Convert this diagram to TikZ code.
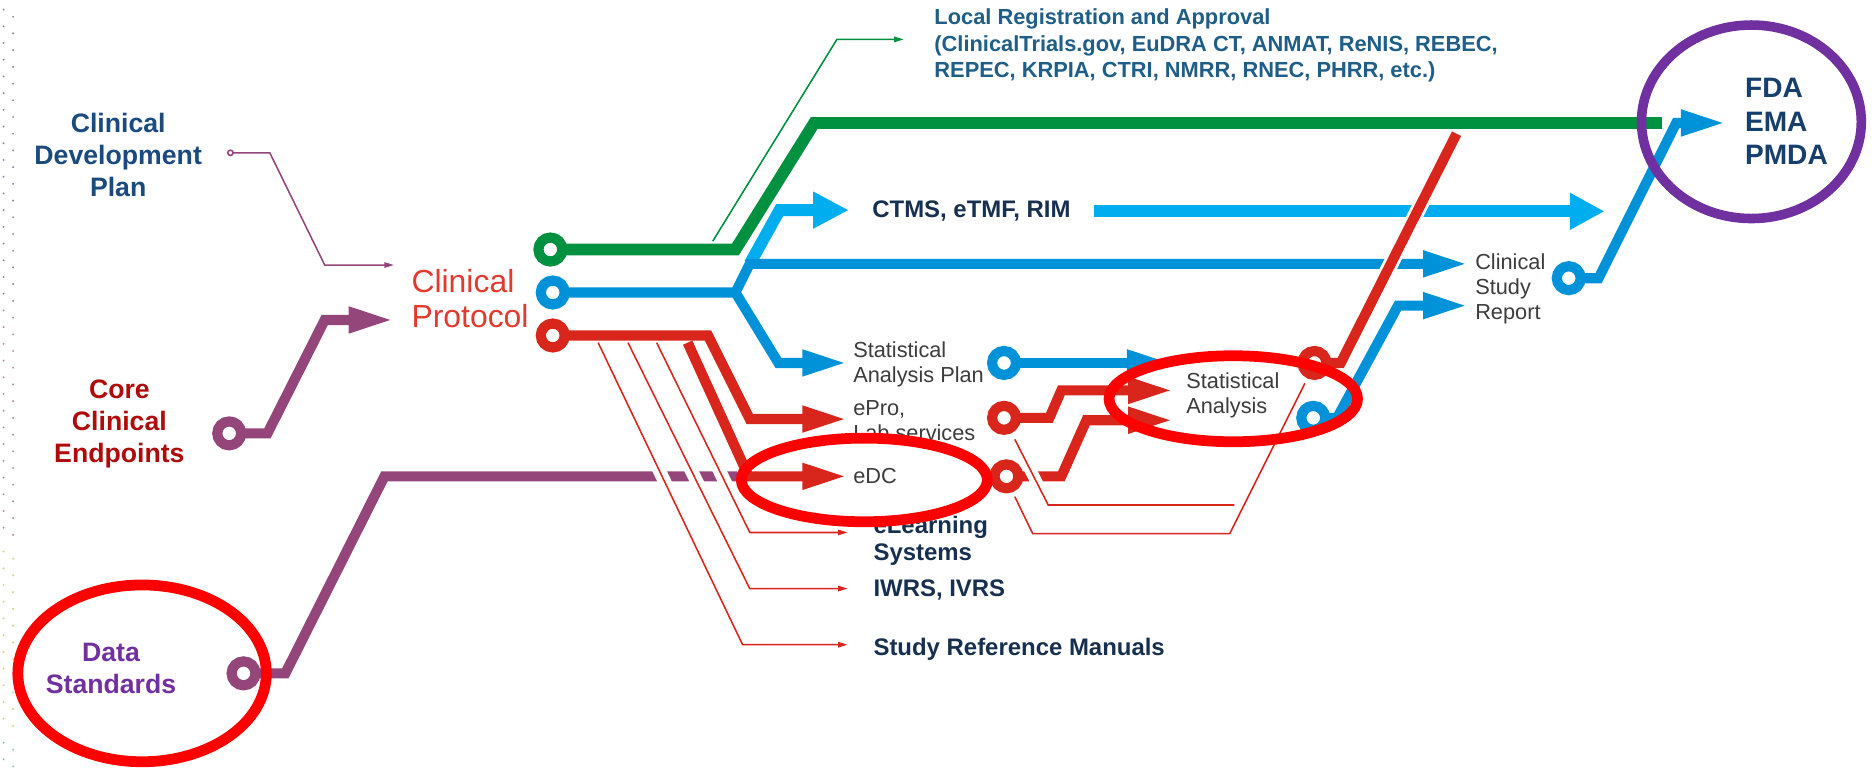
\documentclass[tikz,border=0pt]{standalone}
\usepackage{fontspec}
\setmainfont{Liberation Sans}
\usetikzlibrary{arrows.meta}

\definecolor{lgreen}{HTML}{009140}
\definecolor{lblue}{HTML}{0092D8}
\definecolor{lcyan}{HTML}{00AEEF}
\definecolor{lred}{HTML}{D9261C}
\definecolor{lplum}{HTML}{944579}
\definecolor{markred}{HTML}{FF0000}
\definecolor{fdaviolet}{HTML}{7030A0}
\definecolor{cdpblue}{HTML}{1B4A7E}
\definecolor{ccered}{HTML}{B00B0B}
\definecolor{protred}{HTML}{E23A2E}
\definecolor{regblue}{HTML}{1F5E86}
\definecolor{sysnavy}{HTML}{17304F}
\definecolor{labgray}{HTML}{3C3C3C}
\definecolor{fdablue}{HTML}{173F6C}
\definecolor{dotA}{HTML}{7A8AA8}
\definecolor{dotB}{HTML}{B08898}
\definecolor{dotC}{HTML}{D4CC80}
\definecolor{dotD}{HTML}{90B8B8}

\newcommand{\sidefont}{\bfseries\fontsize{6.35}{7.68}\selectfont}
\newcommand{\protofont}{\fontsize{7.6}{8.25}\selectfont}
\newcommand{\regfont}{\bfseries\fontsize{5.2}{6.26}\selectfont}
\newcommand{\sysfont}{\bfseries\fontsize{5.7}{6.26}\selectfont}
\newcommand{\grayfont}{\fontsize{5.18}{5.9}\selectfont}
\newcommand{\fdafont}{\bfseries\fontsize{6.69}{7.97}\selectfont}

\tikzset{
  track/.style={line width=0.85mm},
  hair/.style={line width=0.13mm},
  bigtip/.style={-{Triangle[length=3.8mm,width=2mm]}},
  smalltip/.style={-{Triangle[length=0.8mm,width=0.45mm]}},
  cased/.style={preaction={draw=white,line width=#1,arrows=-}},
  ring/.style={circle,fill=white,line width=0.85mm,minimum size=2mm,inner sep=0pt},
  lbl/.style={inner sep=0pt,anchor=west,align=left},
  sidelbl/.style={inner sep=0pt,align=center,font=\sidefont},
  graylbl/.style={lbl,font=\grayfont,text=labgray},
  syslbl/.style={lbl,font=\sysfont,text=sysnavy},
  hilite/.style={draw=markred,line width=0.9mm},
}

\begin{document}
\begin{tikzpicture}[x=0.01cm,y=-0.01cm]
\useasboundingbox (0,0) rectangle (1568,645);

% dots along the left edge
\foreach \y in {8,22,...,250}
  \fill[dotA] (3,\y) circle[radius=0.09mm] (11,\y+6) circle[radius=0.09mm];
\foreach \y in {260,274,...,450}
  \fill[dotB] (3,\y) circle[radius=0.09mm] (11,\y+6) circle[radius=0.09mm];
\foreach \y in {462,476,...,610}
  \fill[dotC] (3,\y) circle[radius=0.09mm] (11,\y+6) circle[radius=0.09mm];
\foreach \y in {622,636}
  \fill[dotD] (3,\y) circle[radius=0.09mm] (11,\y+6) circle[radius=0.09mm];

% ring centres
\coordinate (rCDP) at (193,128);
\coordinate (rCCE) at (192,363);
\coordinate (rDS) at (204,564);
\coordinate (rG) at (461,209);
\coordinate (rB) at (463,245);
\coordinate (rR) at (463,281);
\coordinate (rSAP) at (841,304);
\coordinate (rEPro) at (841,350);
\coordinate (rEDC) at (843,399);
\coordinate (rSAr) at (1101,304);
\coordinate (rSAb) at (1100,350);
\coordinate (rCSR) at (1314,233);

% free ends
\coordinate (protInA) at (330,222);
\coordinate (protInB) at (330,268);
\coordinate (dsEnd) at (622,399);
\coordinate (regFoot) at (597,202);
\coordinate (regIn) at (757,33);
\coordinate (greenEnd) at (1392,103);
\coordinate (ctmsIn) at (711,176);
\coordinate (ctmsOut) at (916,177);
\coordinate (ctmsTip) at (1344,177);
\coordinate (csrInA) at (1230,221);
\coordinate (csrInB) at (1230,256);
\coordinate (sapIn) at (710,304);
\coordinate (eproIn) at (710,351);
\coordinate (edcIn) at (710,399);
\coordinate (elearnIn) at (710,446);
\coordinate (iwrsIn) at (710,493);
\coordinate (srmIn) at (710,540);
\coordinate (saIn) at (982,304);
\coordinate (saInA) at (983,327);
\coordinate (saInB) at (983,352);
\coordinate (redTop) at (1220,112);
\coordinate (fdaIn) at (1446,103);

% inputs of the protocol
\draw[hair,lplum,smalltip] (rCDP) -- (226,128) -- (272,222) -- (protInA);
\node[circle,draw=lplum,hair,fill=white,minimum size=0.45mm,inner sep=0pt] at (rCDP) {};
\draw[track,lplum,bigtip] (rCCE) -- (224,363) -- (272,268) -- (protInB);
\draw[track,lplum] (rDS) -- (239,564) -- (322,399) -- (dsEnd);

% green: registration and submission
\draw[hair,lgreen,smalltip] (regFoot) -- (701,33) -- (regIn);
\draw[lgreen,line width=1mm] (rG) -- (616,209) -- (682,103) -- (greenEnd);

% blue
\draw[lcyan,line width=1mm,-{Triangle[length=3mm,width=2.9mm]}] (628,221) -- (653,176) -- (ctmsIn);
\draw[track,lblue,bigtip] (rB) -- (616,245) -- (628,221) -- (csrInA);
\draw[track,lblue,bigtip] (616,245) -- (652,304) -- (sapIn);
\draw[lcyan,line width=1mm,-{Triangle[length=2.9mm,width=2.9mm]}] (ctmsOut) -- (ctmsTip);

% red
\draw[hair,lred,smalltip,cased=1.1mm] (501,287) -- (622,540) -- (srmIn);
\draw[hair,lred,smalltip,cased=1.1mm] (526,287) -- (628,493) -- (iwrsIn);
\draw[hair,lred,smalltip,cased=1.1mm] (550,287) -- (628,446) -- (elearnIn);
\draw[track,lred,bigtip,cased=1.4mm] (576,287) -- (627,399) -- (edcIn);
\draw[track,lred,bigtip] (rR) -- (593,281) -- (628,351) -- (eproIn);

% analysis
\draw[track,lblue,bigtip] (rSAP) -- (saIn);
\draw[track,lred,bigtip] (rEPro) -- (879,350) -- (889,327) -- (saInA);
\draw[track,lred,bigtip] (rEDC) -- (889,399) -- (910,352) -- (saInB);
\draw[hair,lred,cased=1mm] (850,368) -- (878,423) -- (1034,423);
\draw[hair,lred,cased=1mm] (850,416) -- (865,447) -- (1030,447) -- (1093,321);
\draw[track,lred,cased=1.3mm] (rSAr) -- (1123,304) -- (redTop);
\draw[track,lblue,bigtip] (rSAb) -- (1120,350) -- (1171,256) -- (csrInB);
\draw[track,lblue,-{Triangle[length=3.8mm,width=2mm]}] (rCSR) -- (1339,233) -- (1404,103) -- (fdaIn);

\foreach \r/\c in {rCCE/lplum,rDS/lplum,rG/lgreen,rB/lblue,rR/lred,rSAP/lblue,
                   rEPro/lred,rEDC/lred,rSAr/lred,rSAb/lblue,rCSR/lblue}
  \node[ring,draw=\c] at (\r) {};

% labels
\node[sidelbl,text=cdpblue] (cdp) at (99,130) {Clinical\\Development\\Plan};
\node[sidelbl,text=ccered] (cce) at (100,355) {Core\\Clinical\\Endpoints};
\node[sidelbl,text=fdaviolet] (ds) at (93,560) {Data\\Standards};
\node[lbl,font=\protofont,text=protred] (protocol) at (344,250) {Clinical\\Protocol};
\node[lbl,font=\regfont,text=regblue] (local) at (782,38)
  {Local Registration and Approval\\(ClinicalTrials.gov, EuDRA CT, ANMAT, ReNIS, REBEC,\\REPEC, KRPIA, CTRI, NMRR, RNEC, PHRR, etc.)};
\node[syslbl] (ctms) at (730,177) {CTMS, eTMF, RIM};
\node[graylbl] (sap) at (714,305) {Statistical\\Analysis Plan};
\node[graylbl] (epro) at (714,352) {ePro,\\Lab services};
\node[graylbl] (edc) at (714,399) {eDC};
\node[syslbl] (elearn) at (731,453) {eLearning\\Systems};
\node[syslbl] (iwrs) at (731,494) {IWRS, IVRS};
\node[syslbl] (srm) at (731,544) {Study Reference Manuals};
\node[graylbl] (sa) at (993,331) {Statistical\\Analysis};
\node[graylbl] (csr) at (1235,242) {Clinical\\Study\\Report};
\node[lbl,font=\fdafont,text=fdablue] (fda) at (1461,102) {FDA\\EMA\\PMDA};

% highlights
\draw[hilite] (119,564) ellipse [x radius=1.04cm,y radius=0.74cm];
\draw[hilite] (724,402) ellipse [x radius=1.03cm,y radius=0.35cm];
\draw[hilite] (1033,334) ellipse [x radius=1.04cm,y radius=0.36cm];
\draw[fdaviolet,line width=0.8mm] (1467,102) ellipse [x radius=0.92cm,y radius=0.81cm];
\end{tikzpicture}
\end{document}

| WHAT NEEDS TO BE DONE |
Reproduce only the lines from the beginning of the data through the line that contains "(0,0) rectangle (1568,645);", both included, and please drop the pictures.

| PROBLEM SOLUTION |
Convert this diagram to TikZ code.
\documentclass[tikz,border=0pt]{standalone}
\usepackage{fontspec}
\setmainfont{Liberation Sans}
\usetikzlibrary{arrows.meta}

\definecolor{lgreen}{HTML}{009140}
\definecolor{lblue}{HTML}{0092D8}
\definecolor{lcyan}{HTML}{00AEEF}
\definecolor{lred}{HTML}{D9261C}
\definecolor{lplum}{HTML}{944579}
\definecolor{markred}{HTML}{FF0000}
\definecolor{fdaviolet}{HTML}{7030A0}
\definecolor{cdpblue}{HTML}{1B4A7E}
\definecolor{ccered}{HTML}{B00B0B}
\definecolor{protred}{HTML}{E23A2E}
\definecolor{regblue}{HTML}{1F5E86}
\definecolor{sysnavy}{HTML}{17304F}
\definecolor{labgray}{HTML}{3C3C3C}
\definecolor{fdablue}{HTML}{173F6C}
\definecolor{dotA}{HTML}{7A8AA8}
\definecolor{dotB}{HTML}{B08898}
\definecolor{dotC}{HTML}{D4CC80}
\definecolor{dotD}{HTML}{90B8B8}

\newcommand{\sidefont}{\bfseries\fontsize{6.35}{7.68}\selectfont}
\newcommand{\protofont}{\fontsize{7.6}{8.25}\selectfont}
\newcommand{\regfont}{\bfseries\fontsize{5.2}{6.26}\selectfont}
\newcommand{\sysfont}{\bfseries\fontsize{5.7}{6.26}\selectfont}
\newcommand{\grayfont}{\fontsize{5.18}{5.9}\selectfont}
\newcommand{\fdafont}{\bfseries\fontsize{6.69}{7.97}\selectfont}

\tikzset{
  track/.style={line width=0.85mm},
  hair/.style={line width=0.13mm},
  bigtip/.style={-{Triangle[length=3.8mm,width=2mm]}},
  smalltip/.style={-{Triangle[length=0.8mm,width=0.45mm]}},
  cased/.style={preaction={draw=white,line width=#1,arrows=-}},
  ring/.style={circle,fill=white,line width=0.85mm,minimum size=2mm,inner sep=0pt},
  lbl/.style={inner sep=0pt,anchor=west,align=left},
  sidelbl/.style={inner sep=0pt,align=center,font=\sidefont},
  graylbl/.style={lbl,font=\grayfont,text=labgray},
  syslbl/.style={lbl,font=\sysfont,text=sysnavy},
  hilite/.style={draw=markred,line width=0.9mm},
}

\begin{document}
\begin{tikzpicture}[x=0.01cm,y=-0.01cm]
\useasboundingbox (0,0) rectangle (1568,645);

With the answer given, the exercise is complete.